[Cryptography] Password entry protocols
Kent Borg
kentborg at borg.org
Sat Mar 31 18:19:33 EDT 2018
On 03/31/2018 11:08 AM, Henry Baker wrote:
> Is it just me, or are all password entry protocols
> laughably easy to spoof?
Spoof from whole cloth, or relaying in the middle?
I have seen various attempts at customizing what each specific user sees
on password web pages, as a crude form of information exchange, but I
think I have also seen each of them abandoned. And I bet no user raised
a question when each was abandoned. ("But I was expecting to see the
same little inkblot picture, and it's gone today! Quick, call the bank!"
Yeah, sure.)
The most suspicious thing I have maybe done was complain to a bank that
their domain registration was secret and not becoming of a
brick-and-mortar institution--but I looked around and all small banks
seem to think it is a good idea to make their domain registrations look
like hijacked domains. As a way to prevent hijacking, I think. Ironic.

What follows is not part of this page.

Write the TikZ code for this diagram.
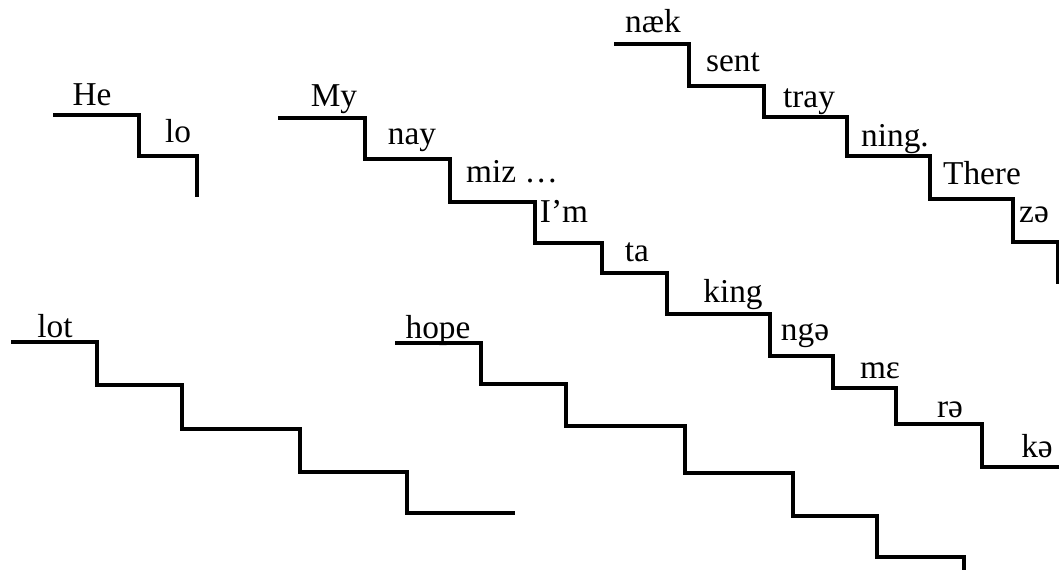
\documentclass[tikz,border=0pt]{standalone}
\usepackage{fontspec}
\setmainfont{Liberation Serif}
\begin{document}
\begin{tikzpicture}[x=0.75pt,y=-0.75pt,
  stair/.style={line width=2.6pt,line join=miter},
  word/.style={anchor=base,inner sep=0pt,font=\fontsize{25}{30}\selectfont}]
\useasboundingbox (0,0) rectangle (1059,570);
% He-lo
\draw[stair] (53,115) -- (139,115) -- (139,156) -- (197,156) -- (197,197);
\node[word] (he) at (92,106) {He};
\node[word] (lo) at (178,143) {lo};
% My name is ...
\draw[stair] (278,118) -- (365,118) -- (365,159) -- (450,159) -- (450,202) -- (535,202) -- (535,243)
  -- (602,243) -- (602,273) -- (667,273) -- (667,314) -- (770,314) -- (770,356) -- (833,356)
  -- (833,388) -- (896,388) -- (896,424) -- (982,424) -- (982,467) -- (1059,467);
\node[word] (my) at (334,107) {My};
\node[word] (nay) at (412,145) {nay};
\node[word] (miz) at (512,183) {miz …};
\node[word] (im) at (564,223) {I’m};
\node[word] (ta) at (637,262) {ta};
\node[word] (king) at (733,302) {king};
\node[word] (nge) at (805,340) {ngə};
\node[word] (me) at (880,378) {mɛ};
\node[word] (re) at (950,417) {rə};
\node[word] (ke) at (1037,457) {kə};
% næk sent tray ning
\draw[stair] (614,44) -- (689,44) -- (689,86) -- (764,86) -- (764,117) -- (847,117) -- (847,156)
  -- (930,156) -- (930,199) -- (1013,199) -- (1013,242) -- (1058,242) -- (1058,284);
\node[word] (naek) at (653,33) {næk};
\node[word] (sent) at (733,72) {sent};
\node[word] (tray) at (809,108) {tray};
\node[word] (ning) at (895,147) {ning.};
\node[word] (there) at (982,185) {There};
\node[word] (ze) at (1034,223) {zə};
% lot
\draw[stair] (11,342) -- (97,342) -- (97,385) -- (182,385) -- (182,429) -- (300,429) -- (300,472)
  -- (407,472) -- (407,513) -- (515,513);
\node[word] (lot) at (55,337) {lot};
% hope
\draw[stair] (395,343) -- (481,343) -- (481,384) -- (566,384) -- (566,426) -- (685,426) -- (685,473)
  -- (793,473) -- (793,516) -- (877,516) -- (877,557) -- (964,557) -- (964,570);
\node[word] (hope) at (438,338) {hope};
\end{tikzpicture}
\end{document}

> So all I have to do is to simply copy the screen --
> or the particular section of the screen -- and ask
> someone to type in their password.
That's what phishing is based on.
But we are not allowed to educate the user to be more savvy for that is
blaming the user. Rather we train the user to accept phishing more
attempts by initiating legitimate transactions in a way which is
indistinguishable from evil phishing e-mails. (That kind of user
education is okay.)
HSBC Canada used to have a neat password design where they issued a
random password (so no inbound password reuse) and they only asked for a
specific few characters of the password each login. So the user never
revealed the entire password any given login. Combined with
fingerprinting of logins, they could change up what positions they asked
for. But they abandoned that after a few years. I guess someone new was
hired. (I'll quit periodically repeating this at some point, I'm sure I
will.)
Come to think of it, the way I do security questions (not give real
answers, and keep careful notes) does have a two-way key exchange
property: if Bank XYQ asks me the name of my elementary school but I
have no record of a made up elementary school for that account, that
stops the "key exchange", for I have no answer. Unfortunately the remedy
at that point is for me to give even more information as part of a
password recovery process.
Google's approach seems to be to fingerprint our logins as a way to try
to detect fakes--or detect Eve. But how to we detect fake Googles? No,
we aren't allowed to do any user education--that would let crappy web
sites off the hook and therefore be blaming the user.
But I guess I have been ranting. Back to one of your points: if Eve can
sit in the middle she can do what she pretty much whatever she wants.
-kb, the Kent who will shutup now.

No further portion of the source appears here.